There is also the concern that syllabi are getting increasingly long amid colleges & universities' fear of students filing lawsuits and formal complaints. If a policy or guideline was not made clear enough in the course syllabus or important information was left out that affects a student's grade, the professor and the school are vulnerable. To prevent problems, academic departments often provide professors with syllabus templates filled with paragraphs of disclaimers, lengthy bullet-point lists of course objectives, & detailed accounts of how future conflicts might be handled. The bottom line is that students often find course syllabi to be an excessively long bore.
With all that in mind, I would like to suggest that faculty consider giving their syllabi an overhaul, converting them from one-dimensional, lengthy Word and PDF documents to engaging web pages that draw students into a more interactive experience.
A key aspect of an interactive syllabus is that it frequently asks students to DO something. This is different from a traditional syllabus which simply asks students to read the text and know the information. An example of interactivity in an interactive syllabus is that it may ask students to drag & drop on a screen, such as course objectives (4 or 5) into a stratified triangle graphic, ranking them in order of importance (to the individual student). The cognitive act of reflecting on the significance of various skills & outcomes makes for a more meaningful syllabus and learning experience.
You could also have students enter their initials in text entry fields to acknowledge reading & understanding the most important guidelines and policies. This can be helpful when trying to enforce policies with students who claimed to not know or be aware of them. Additionally, an interactive web-based syllabus could include text-entry fields for prompts that ask students their thoughts on certain policies and guidelines. In this way, the syllabus functions as information for students but also data-collection for you.
An interactive syllabus may also have a Table of Contents in which key parts of the syllabus are listed and students can click on the topic they need to read about (for instance, Late Work Policy or Extra Credit). Clickable links that lead students to another page where the related info is located in smaller chunks can make the total amount of text in a syllabus seem smaller and more readable. (In Word & PDF documents, the sheer length and "walls of texts" format may be part of what makes not reading the syllabus so common.)

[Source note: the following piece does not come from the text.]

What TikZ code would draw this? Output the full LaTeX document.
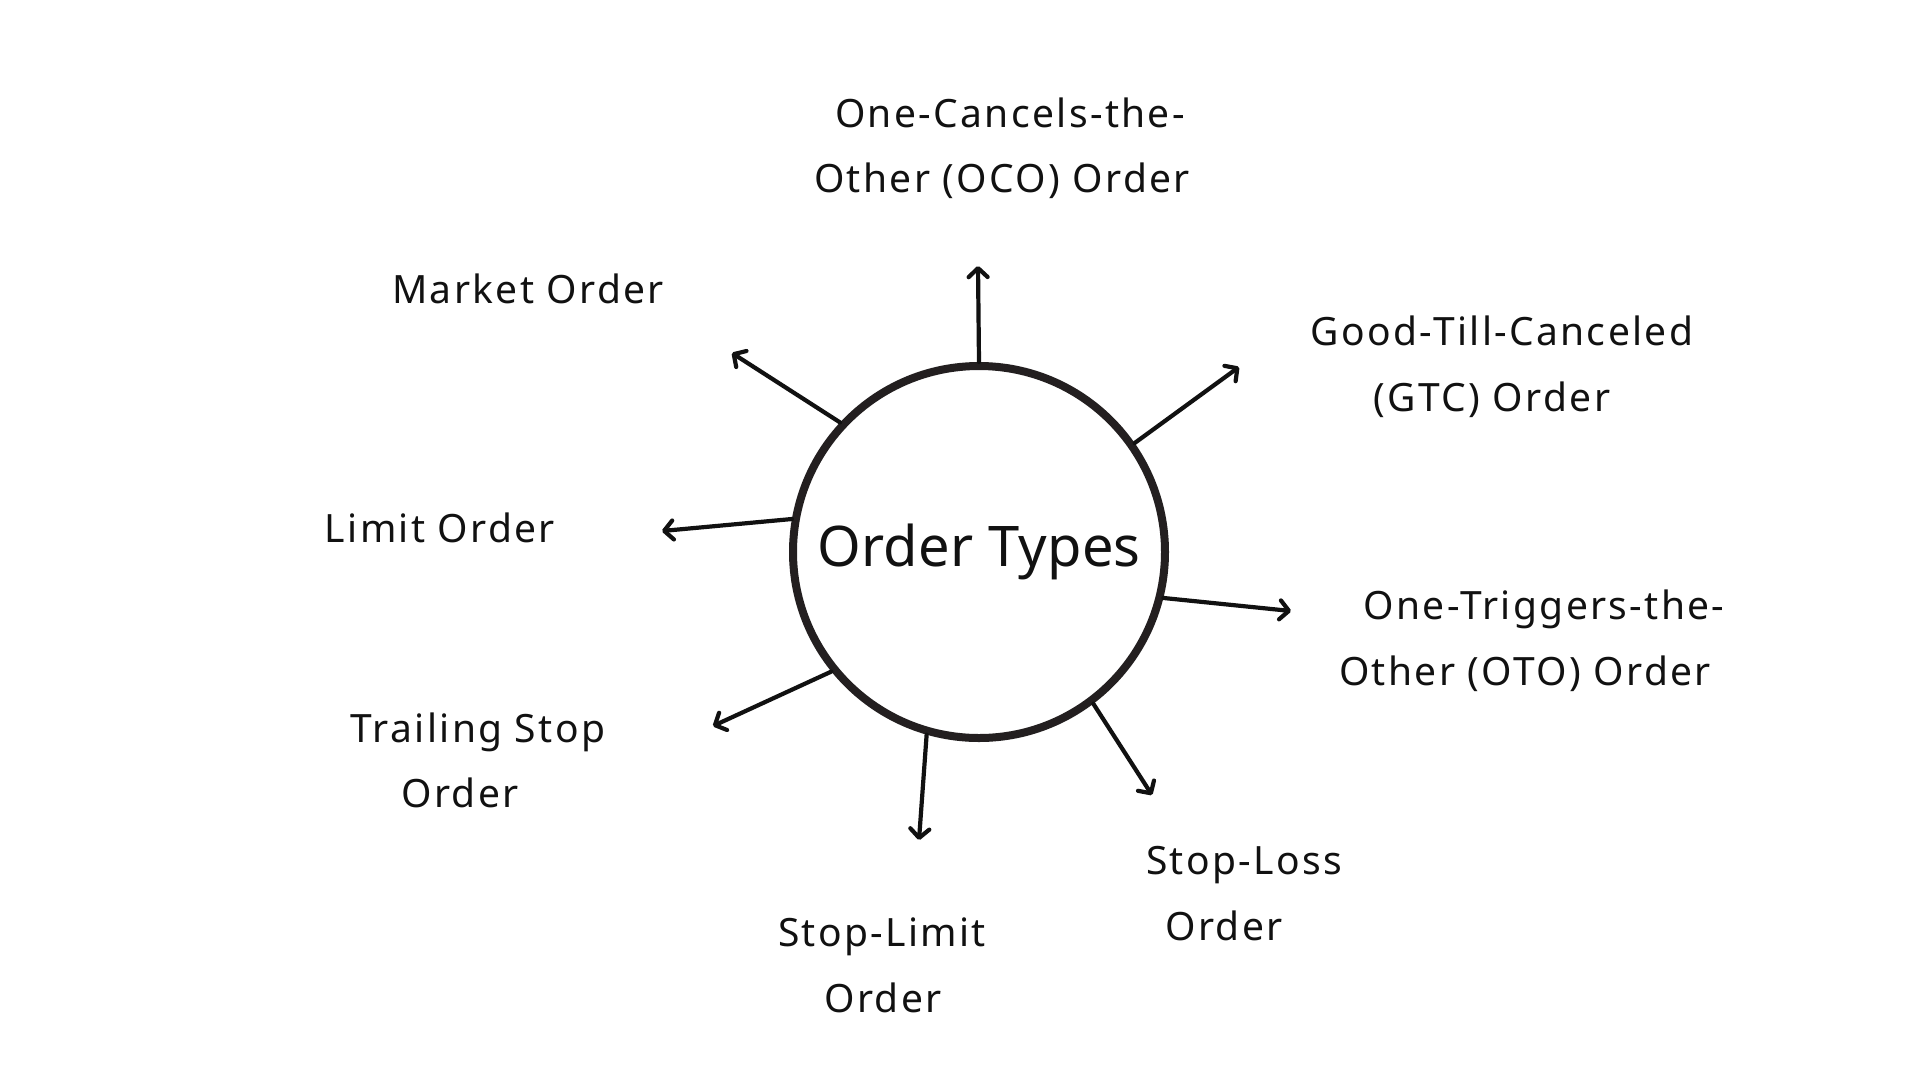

If you're interested in eventually converting your Word or PDF document syllabus into an interactive one but don't know where to start, get in touch with an instructional designer. We'd be happy to do some leg work to help you get started. Also, keep in mind that the initial creation can take place slowly over time. Once it is in place and you understand how to deploy features and tasks, it should be simple maintenance and wording updates thereafter.